6 thoughts on “Life imitates art”
  1. I think that it was Admiral Farragut who said, “The best defense against the enemy’s fire is well-directed fire from our own guns.”

    I LOVE that quote.

    I believe that it applies to self-defense situations as well. Instead of rolling around in the dirt, shoot the dirtbag!

    — Thanks for the post, JKB!

    Somewhat related:

    Another quote that might not be so pithy, but is very thought-provoking, comes from the movie “Barbarosa,” (Willie Nelson and Gary Busey, 1982)

    It is pre-Civil War Texas/Mexico frontier. Barbarosa, the outlaw (Willie Nelson), is suddenly attacked by a man who shoots without warning, putting a hole through Barbarosa’s sombrero, and grazing his cheek. The attacker then runs directly at Barbarosa, shooting his revolver two or three more times, missing Barbarosa each time. Meanwhile, Barbarosa calmly draws his own revolver, takes aim, and fires one shot, killing the attacker. Gary Busey’s character, a farm boy on the run, takes this all in, wide-eyed. Barbarosa looks at him and says, “Nothing throws off a man’s aim better than standing stock still when you should be running like a spotted ape.” [As best as I remember].
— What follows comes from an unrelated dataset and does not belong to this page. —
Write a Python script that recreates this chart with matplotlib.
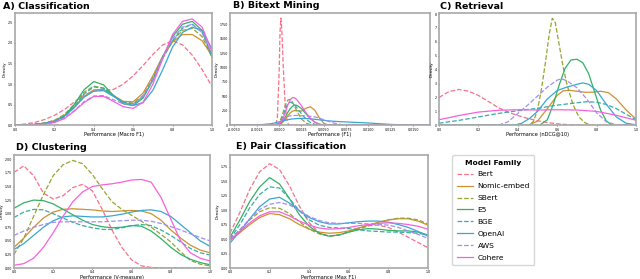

    Well-directed fire, indeed!

    [Now I’ve talked myself into buying that movie! Haven’t seen it in years…]

    1. Two of my favorite quotes about gun fighting are from Wyatt Earp:

      “Fast is fine but accuracy is final.”

      And

      “Anything that smacks of show off or bluff was left to braggarts who were ignorant or careless of their lives.”

  2. The only tactical roll I can do is if you push me down a hill. All I want is to hit what I’m aiming at. Repeatedly.

    1. Hondo: How do you know I didn’t roll?
      McCabe: You didn’t roll, did you?
      Hondo: You only roll in John Woo movies, not real life.

  3. I think a lot of the excessive emphasis on Mozambique and such comes from people going through the baseline military courses and trying to expand what was in those into what they think an elite tactical course would be.

    It’s also a function of what you expect to see. If you’re expecting to roll into an area with an enemy in body armor, two center mass one to the head might make sense. Lord knows the odds of me encountering that situation are just this side of nonexistent, so I favor center mass until the bastard stops of his own accord or because his chest is giant pulpy mess.

    That said, I still practice rapid C-C-H, but that’s more a function of training for qual than training for self-defense.